### EXERCISE GOAL
Set the listing down unchanged, minus every embedded image.

● ● ● ●

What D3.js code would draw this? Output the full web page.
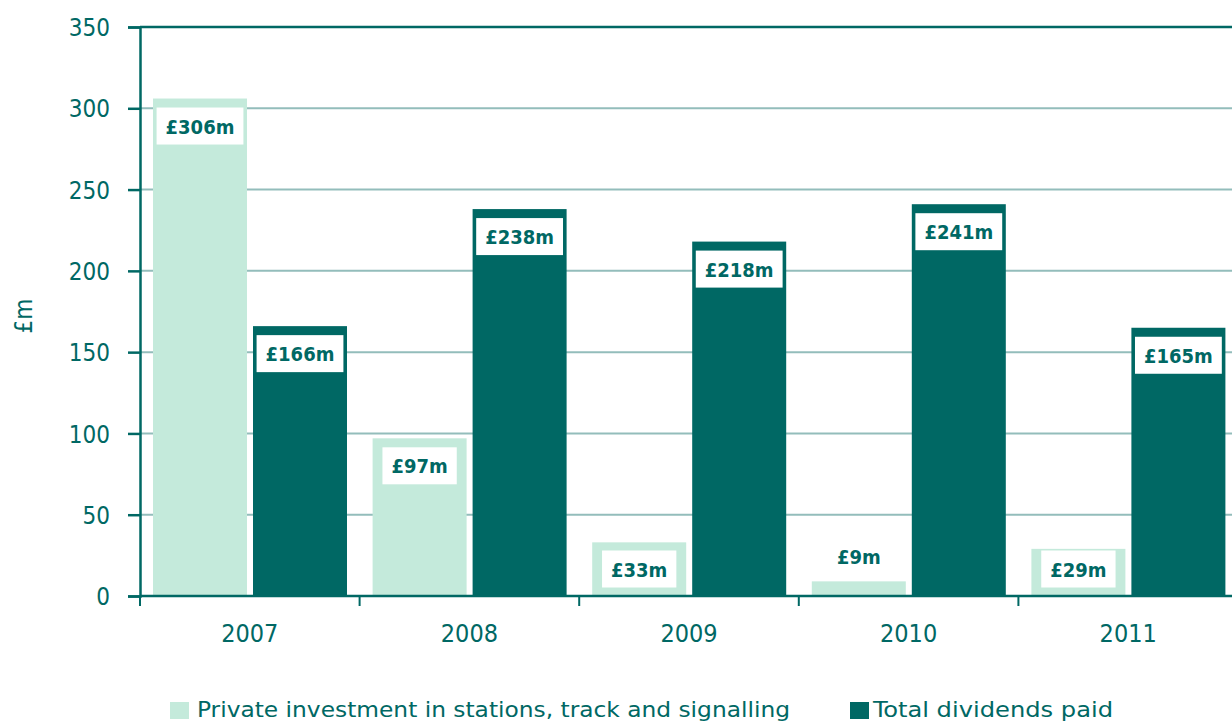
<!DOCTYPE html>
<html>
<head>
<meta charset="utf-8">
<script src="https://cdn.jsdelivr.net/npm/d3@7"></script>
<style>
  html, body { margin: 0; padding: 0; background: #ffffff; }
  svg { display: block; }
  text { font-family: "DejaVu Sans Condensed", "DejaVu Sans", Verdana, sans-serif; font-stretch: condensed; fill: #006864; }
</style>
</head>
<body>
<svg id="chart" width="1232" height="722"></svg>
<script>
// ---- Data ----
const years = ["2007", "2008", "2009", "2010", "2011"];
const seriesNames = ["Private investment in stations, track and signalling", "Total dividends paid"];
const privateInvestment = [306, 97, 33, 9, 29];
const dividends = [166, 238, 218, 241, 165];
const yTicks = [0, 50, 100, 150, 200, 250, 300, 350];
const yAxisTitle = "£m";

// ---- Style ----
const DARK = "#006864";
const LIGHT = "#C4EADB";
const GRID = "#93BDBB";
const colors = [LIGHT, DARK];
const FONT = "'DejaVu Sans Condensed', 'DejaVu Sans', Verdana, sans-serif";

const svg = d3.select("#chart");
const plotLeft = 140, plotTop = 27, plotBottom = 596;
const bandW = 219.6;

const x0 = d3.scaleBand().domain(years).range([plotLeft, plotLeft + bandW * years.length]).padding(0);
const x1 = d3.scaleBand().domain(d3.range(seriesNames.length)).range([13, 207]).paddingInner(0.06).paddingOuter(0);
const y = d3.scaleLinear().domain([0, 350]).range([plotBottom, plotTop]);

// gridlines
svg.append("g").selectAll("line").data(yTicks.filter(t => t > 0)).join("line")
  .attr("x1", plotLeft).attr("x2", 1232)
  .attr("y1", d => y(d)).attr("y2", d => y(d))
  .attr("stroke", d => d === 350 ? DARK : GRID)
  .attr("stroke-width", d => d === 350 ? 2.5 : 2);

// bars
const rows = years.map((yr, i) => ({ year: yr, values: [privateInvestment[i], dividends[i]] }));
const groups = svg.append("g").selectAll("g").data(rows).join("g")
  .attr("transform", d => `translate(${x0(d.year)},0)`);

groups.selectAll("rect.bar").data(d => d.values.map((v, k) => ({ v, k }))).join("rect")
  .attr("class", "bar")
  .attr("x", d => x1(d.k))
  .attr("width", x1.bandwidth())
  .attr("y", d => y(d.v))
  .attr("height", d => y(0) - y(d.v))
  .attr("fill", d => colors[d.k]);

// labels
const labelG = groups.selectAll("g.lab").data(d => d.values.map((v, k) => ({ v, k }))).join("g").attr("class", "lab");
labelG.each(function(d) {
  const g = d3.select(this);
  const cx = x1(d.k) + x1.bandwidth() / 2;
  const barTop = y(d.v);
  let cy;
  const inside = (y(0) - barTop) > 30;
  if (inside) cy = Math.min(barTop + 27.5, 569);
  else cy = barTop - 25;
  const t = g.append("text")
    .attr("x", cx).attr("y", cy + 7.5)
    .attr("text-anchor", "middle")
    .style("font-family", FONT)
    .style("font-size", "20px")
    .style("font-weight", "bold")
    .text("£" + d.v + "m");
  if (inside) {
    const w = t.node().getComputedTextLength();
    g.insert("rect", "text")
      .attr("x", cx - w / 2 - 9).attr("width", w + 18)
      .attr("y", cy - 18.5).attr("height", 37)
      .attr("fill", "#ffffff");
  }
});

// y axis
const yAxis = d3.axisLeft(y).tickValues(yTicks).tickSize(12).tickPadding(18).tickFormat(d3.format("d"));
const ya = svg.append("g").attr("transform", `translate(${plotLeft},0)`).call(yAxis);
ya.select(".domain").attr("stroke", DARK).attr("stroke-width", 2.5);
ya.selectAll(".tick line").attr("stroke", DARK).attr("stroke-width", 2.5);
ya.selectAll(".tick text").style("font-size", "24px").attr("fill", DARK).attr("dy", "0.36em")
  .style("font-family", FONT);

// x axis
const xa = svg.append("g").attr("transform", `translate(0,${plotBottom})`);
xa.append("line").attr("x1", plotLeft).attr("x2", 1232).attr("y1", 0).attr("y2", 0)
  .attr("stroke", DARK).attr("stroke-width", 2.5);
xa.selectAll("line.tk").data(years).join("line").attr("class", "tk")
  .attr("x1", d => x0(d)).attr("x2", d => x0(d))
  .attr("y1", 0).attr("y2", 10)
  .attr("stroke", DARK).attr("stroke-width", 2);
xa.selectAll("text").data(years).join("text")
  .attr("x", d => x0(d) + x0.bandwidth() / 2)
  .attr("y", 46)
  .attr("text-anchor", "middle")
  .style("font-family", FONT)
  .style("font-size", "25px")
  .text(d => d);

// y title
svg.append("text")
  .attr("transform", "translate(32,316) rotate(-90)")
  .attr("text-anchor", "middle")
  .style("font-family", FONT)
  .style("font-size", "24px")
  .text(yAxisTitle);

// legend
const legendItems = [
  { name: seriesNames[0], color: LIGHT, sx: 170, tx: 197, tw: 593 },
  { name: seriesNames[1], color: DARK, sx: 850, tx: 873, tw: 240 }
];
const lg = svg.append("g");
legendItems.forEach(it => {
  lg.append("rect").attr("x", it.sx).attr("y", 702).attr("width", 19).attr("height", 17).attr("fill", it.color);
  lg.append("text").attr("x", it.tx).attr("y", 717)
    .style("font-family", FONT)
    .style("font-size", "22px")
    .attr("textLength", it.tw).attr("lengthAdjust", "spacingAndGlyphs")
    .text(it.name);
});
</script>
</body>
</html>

● ● ● ●

### TASK ANSWER
What D3.js code would draw this? Output the full web page.
<!DOCTYPE html>
<html>
<head>
<meta charset="utf-8">
<script src="https://cdn.jsdelivr.net/npm/d3@7"></script>
<style>
  html, body { margin: 0; padding: 0; background: #ffffff; }
  svg { display: block; }
  text { font-family: "DejaVu Sans Condensed", "DejaVu Sans", Verdana, sans-serif; font-stretch: condensed; fill: #006864; }
</style>
</head>
<body>
<svg id="chart" width="1232" height="722"></svg>
<script>
// ---- Data ----
const years = ["2007", "2008", "2009", "2010", "2011"];
const seriesNames = ["Private investment in stations, track and signalling", "Total dividends paid"];
const privateInvestment = [306, 97, 33, 9, 29];
const dividends = [166, 238, 218, 241, 165];
const yTicks = [0, 50, 100, 150, 200, 250, 300, 350];
const yAxisTitle = "£m";

// ---- Style ----
const DARK = "#006864";
const LIGHT = "#C4EADB";
const GRID = "#93BDBB";
const colors = [LIGHT, DARK];
const FONT = "'DejaVu Sans Condensed', 'DejaVu Sans', Verdana, sans-serif";

const svg = d3.select("#chart");
const plotLeft = 140, plotTop = 27, plotBottom = 596;
const bandW = 219.6;

const x0 = d3.scaleBand().domain(years).range([plotLeft, plotLeft + bandW * years.length]).padding(0);
const x1 = d3.scaleBand().domain(d3.range(seriesNames.length)).range([13, 207]).paddingInner(0.06).paddingOuter(0);
const y = d3.scaleLinear().domain([0, 350]).range([plotBottom, plotTop]);

// gridlines
svg.append("g").selectAll("line").data(yTicks.filter(t => t > 0)).join("line")
  .attr("x1", plotLeft).attr("x2", 1232)
  .attr("y1", d => y(d)).attr("y2", d => y(d))
  .attr("stroke", d => d === 350 ? DARK : GRID)
  .attr("stroke-width", d => d === 350 ? 2.5 : 2);

// bars
const rows = years.map((yr, i) => ({ year: yr, values: [privateInvestment[i], dividends[i]] }));
const groups = svg.append("g").selectAll("g").data(rows).join("g")
  .attr("transform", d => `translate(${x0(d.year)},0)`);

groups.selectAll("rect.bar").data(d => d.values.map((v, k) => ({ v, k }))).join("rect")
  .attr("class", "bar")
  .attr("x", d => x1(d.k))
  .attr("width", x1.bandwidth())
  .attr("y", d => y(d.v))
  .attr("height", d => y(0) - y(d.v))
  .attr("fill", d => colors[d.k]);

// labels
const labelG = groups.selectAll("g.lab").data(d => d.values.map((v, k) => ({ v, k }))).join("g").attr("class", "lab");
labelG.each(function(d) {
  const g = d3.select(this);
  const cx = x1(d.k) + x1.bandwidth() / 2;
  const barTop = y(d.v);
  let cy;
  const inside = (y(0) - barTop) > 30;
  if (inside) cy = Math.min(barTop + 27.5, 569);
  else cy = barTop - 25;
  const t = g.append("text")
    .attr("x", cx).attr("y", cy + 7.5)
    .attr("text-anchor", "middle")
    .style("font-family", FONT)
    .style("font-size", "20px")
    .style("font-weight", "bold")
    .text("£" + d.v + "m");
  if (inside) {
    const w = t.node().getComputedTextLength();
    g.insert("rect", "text")
      .attr("x", cx - w / 2 - 9).attr("width", w + 18)
      .attr("y", cy - 18.5).attr("height", 37)
      .attr("fill", "#ffffff");
  }
});

// y axis
const yAxis = d3.axisLeft(y).tickValues(yTicks).tickSize(12).tickPadding(18).tickFormat(d3.format("d"));
const ya = svg.append("g").attr("transform", `translate(${plotLeft},0)`).call(yAxis);
ya.select(".domain").attr("stroke", DARK).attr("stroke-width", 2.5);
ya.selectAll(".tick line").attr("stroke", DARK).attr("stroke-width", 2.5);
ya.selectAll(".tick text").style("font-size", "24px").attr("fill", DARK).attr("dy", "0.36em")
  .style("font-family", FONT);

// x axis
const xa = svg.append("g").attr("transform", `translate(0,${plotBottom})`);
xa.append("line").attr("x1", plotLeft).attr("x2", 1232).attr("y1", 0).attr("y2", 0)
  .attr("stroke", DARK).attr("stroke-width", 2.5);
xa.selectAll("line.tk").data(years).join("line").attr("class", "tk")
  .attr("x1", d => x0(d)).attr("x2", d => x0(d))
  .attr("y1", 0).attr("y2", 10)
  .attr("stroke", DARK).attr("stroke-width", 2);
xa.selectAll("text").data(years).join("text")
  .attr("x", d => x0(d) + x0.bandwidth() / 2)
  .attr("y", 46)
  .attr("text-anchor", "middle")
  .style("font-family", FONT)
  .style("font-size", "25px")
  .text(d => d);

// y title
svg.append("text")
  .attr("transform", "translate(32,316) rotate(-90)")
  .attr("text-anchor", "middle")
  .style("font-family", FONT)
  .style("font-size", "24px")
  .text(yAxisTitle);

// legend
const legendItems = [
  { name: seriesNames[0], color: LIGHT, sx: 170, tx: 197, tw: 593 },
  { name: seriesNames[1], color: DARK, sx: 850, tx: 873, tw: 240 }
];
const lg = svg.append("g");
legendItems.forEach(it => {
  lg.append("rect").attr("x", it.sx).attr("y", 702).attr("width", 19).attr("height", 17).attr("fill", it.color);
  lg.append("text").attr("x", it.tx).attr("y", 717)
    .style("font-family", FONT)
    .style("font-size", "22px")
    .attr("textLength", it.tw).attr("lengthAdjust", "spacingAndGlyphs")
    .text(it.name);
});
</script>
</body>
</html>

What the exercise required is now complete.